Problem details
Copy all lines of the listing that include the string "matplotlib".
===== Supplied material =====
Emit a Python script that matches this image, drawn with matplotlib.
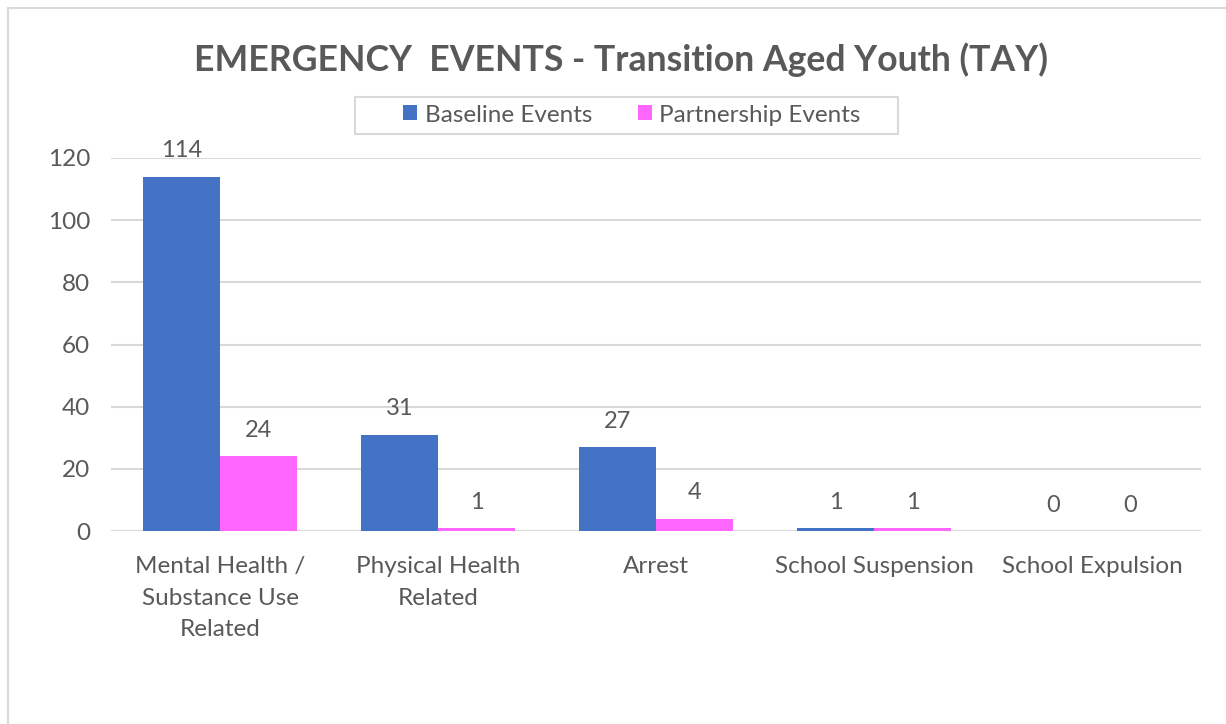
import matplotlib
matplotlib.use("Agg")
import matplotlib.pyplot as plt
from matplotlib.patches import Rectangle
import numpy as np

categories = ["Mental Health /\nSubstance Use\nRelated", "Physical Health\nRelated", "Arrest",
              "School Suspension", "School Expulsion"]
baseline = [114, 31, 27, 1, 0]
partnership = [24, 1, 4, 1, 0]
yticks = [0, 20, 40, 60, 80, 100, 120]

BLUE = "#4472C4"
PINK = "#FF66FF"
GREY = "#595959"
GRID = "#D9D9D9"

plt.rcParams["font.family"] = ["Lato", "DejaVu Sans"]

fig = plt.figure(figsize=(12.26, 7.24), dpi=100)
W, H = 1226, 724
ax = fig.add_axes([111 / W, 1 - 531 / H, (1201 - 111) / W, (531 - 158) / H])

# outer chart border (only left/top visible in the crop)
fig.patches.append(Rectangle((8 / W, -0.1), 1.2, 1 - 8 / H + 0.1, transform=fig.transFigure,
                             fill=False, edgecolor=GRID, linewidth=1.5))
# legend box
fig.patches.append(Rectangle((355 / W, 1 - 134 / H), (898 - 355) / W, 37 / H,
                             transform=fig.transFigure, fill=False, edgecolor=GRID,
                             linewidth=1.5))

x = np.arange(len(categories))
bw = 0.353
b1 = ax.bar(x - bw / 2, baseline, bw, color=BLUE, label="Baseline Events")
b2 = ax.bar(x + bw / 2, partnership, bw, color=PINK, label="Partnership Events")

for bars, vals in ((b1, baseline), (b2, partnership)):
    for rect, v in zip(bars, vals):
        ax.annotate(f"{v}", (rect.get_x() + rect.get_width() / 2, v), xytext=(0, 11),
                    textcoords="offset points", ha="center", va="bottom",
                    fontsize=17, color=GREY)

ax.set_xlim(-0.5, len(categories) - 0.5)
ax.set_ylim(0, 120)
ax.set_yticks(yticks)
ax.set_xticks(x)
ax.set_xticklabels(categories, fontsize=17.5, color=GREY, linespacing=1.62)
ax.tick_params(axis="y", labelsize=17.5, labelcolor=GREY, length=0, pad=15)
ax.tick_params(axis="x", length=0, pad=18)
ax.grid(axis="y", color=GRID, linewidth=1.5)
ax.set_axisbelow(True)
for s in ax.spines.values():
    s.set_visible(False)

fig.text(621 / W, 1 - 60 / H, "EMERGENCY  EVENTS - Transition Aged Youth (TAY)", ha="center",
         va="center", fontsize=25.7, fontweight="bold", color=GREY)

leg = fig.legend(loc="center", bbox_to_anchor=(632 / W, 1 - 115 / H), ncol=2, fontsize=17.5,
                 frameon=False, handlelength=0.58, handleheight=0.58, handletextpad=0.3,
                 columnspacing=1.9, borderpad=0.2, borderaxespad=0)
for t in leg.get_texts():
    t.set_color(GREY)

fig.savefig("out.png", dpi=100)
=====
Right answer
Emit a Python script that matches this image, drawn with matplotlib.
import matplotlib
matplotlib.use("Agg")
import matplotlib.pyplot as plt
from matplotlib.patches import Rectangle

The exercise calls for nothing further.